Antibiotics – Are They Causing Your Neck Pain?

neck pain pinched nerves from fluoroquinolone use

Peripheral nerve damage and neck pain need adding to this list of fluoroquinolone's adverse effects.

There are many causes of pinched nerves in the neck and resulting neck pain but new guidelines highlight how your neck pain might be triggered by antibiotics taken for an unrelated condition. The US Food and Drug Administration (FDA) now requires peripheral neuropathy to be listed more prominently as a possible side effect of fluoroquinolone antibiotics, with potentially serious and permanent nerve damage a risk even with short term use of these antibacterial drugs.

Drug labels and medication guides for all fluoroquinolone antibacterial drugs are to be updated to reflect their potential to trigger peripheral neuropathy, which may include pain in the arms, hands, feet, and up into the head. These drugs include:

  • Levofloxacin (Levaquin)
  • Iprofloxacin (Cipro)
  • Moxifloxacin (Avelox)

  • Norfloxacin (Noroxin)
  • Floxacin (Floxin)
  • Gemifloxacin (Factive)

Topical use of fluroquinolones is not thought to be associated with the risk of peripheral neuropathy, with the warning only applying thus far to oral and injected use of these drugs.
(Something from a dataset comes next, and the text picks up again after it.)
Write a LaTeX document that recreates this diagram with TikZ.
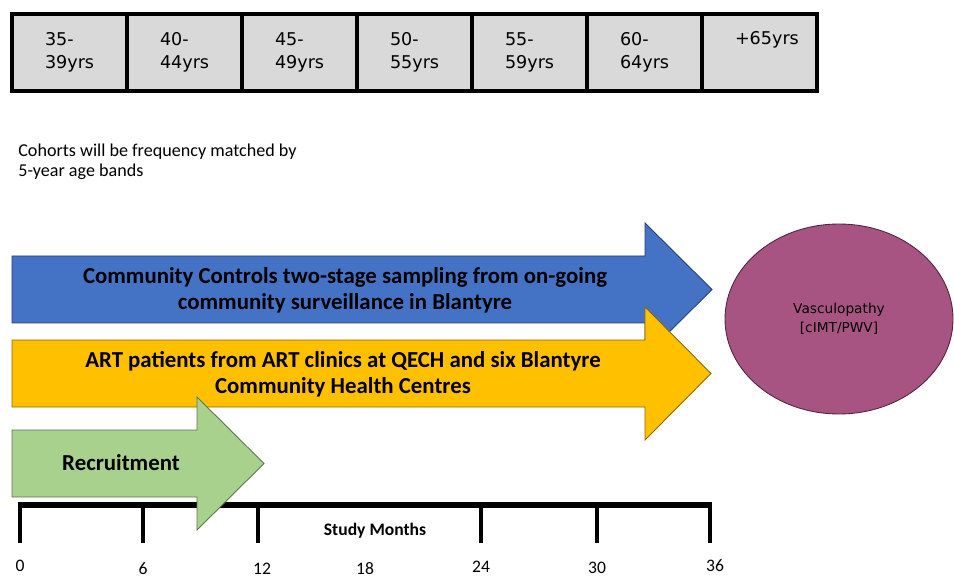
\documentclass[tikz,border=0pt]{standalone}
\usepackage{fontspec}
\setmainfont{Carlito}
\newfontfamily\agefont{DejaVu Sans}
\usetikzlibrary{positioning, shapes.geometric}

\definecolor{agegray}{RGB}{217,217,217}
\definecolor{ctrlblue}{RGB}{68,114,196}
\definecolor{artyellow}{RGB}{255,192,0}
\definecolor{recgreen}{RGB}{169,209,142}
\definecolor{vascpurple}{RGB}{168,84,130}

\begin{document}
\begin{tikzpicture}[x=0.2mm, y=-0.2mm, node distance=0pt,
  agecell/.style={draw, line width=2.3pt, fill=agegray, outer sep=0pt, minimum width=23mm, minimum height=15.4mm,
    inner xsep=6.6mm, text width=9.8mm, align=left, font=\agefont\fontsize{10}{13}\selectfont},
  blockarrow/.style={fill=#1, draw=#1!55!black, line width=0.5pt},
  arrowtext/.style={align=center, font=\bfseries\fontsize{13}{14.7}\selectfont},
  monthlbl/.style={font=\fontsize{10}{12}\selectfont}]
  \useasboundingbox (0,0) rectangle (954,577);

  % age bands
  \node[agecell, anchor=north west] (c35) at (12,14) {35-\\39yrs};
  \node[agecell, right=of c35] (c40) {40-\\44yrs};
  \node[agecell, right=of c40] (c45) {45-\\49yrs};
  \node[agecell, right=of c45] (c50) {50-\\55yrs};
  \node[agecell, right=of c50] (c55) {55-\\59yrs};
  \node[agecell, right=of c55] (c60) {60-\\64yrs};
  \node[agecell, right=of c60] (c65) {+65yrs\\\strut};

  \node[anchor=west, align=left, inner sep=0pt, font=\fontsize{10.3}{11.5}\selectfont] (cohorts) at (18,162)
    {Cohorts will be frequency matched by\\5-year age bands};

  % cohorts
  \draw[blockarrow=ctrlblue] (12,256) -- (645,256) -- (645,223) -- (712,289.5) -- (645,356) -- (645,323) -- (12,323) -- cycle;
  \node[arrowtext] (ctrltext) at (345,290) {Community Controls two-stage sampling from on-going\\community surveillance in Blantyre};
  \draw[blockarrow=artyellow] (12,340) -- (645,340) -- (645,307) -- (711,373.5) -- (645,440) -- (645,407) -- (12,407) -- cycle;
  \node[arrowtext] (arttext) at (343,374) {ART patients from ART clinics at QECH and six Blantyre\\Community Health Centres};

  % timeline
  \draw[line width=3.4pt] (18,505) -- (712,505);
  \foreach \x in {20,143,258,481,597,710}
    \draw[line width=2.3pt] (\x,505) -- (\x,543);
  \foreach \m/\x/\y in {0/20/566, 6/143/569, 12/262/569, 18/365/569, 24/481/567, 30/597/568, 36/715/566}
    \node[monthlbl] (m\m) at (\x,\y) {\m};
  \node[font=\bfseries\fontsize{10}{12}\selectfont] (months) at (375,531) {Study Months};

  \draw[blockarrow=recgreen] (12,430) -- (197,430) -- (197,397) -- (264,463.5) -- (197,530) -- (197,497) -- (12,497) -- cycle;
  \node[arrowtext] (recruit) at (121,463) {Recruitment};

  % outcome
  \node[ellipse, fill=vascpurple, draw=vascpurple!45!black, line width=0.5pt, minimum width=45.6mm, minimum height=38mm,
    align=center, font=\agefont\fontsize{7.8}{10.8}\selectfont] (vasc) at (839,319) {Vasculopathy\\{}[cIMT/PWV]};
\end{tikzpicture}
\end{document}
As such, anyone with sudden onset of neck pain and/or symptoms of pinched nerves in the neck, and who are taking or have recently taken these antibiotics should check in with their physician to see if a change of medication is warranted. Medication guides for fluoroquinolones should accompany all prescriptions of these antibacterial drugs and physicians are being told to warn patients about the potential for peripheral neuropathy when using such drugs.

Reporting Neck Pain from Antibiotics

Any occurrence of neck pain and/or paraesthesia with the use of antibiotics should be investigated. The risk of discontinuing fluoroquinolone use will then be weighed against the risk or nerve damage and appropriate action taken. It may be that a different kind of antibiotic is available or that something unrelated to the drugs is the cause of your neck pain and paraesthesia. If you do experience neck pain from antibiotic use, or peripheral nerve damage and symptoms of pinched nerves in the neck then not only is it important to seek medical attention immediately but it is good practice to ensure that your experience is reported via the adverse events reporting system so that more medical professionals, and patients like you, know their risk of similar experiences.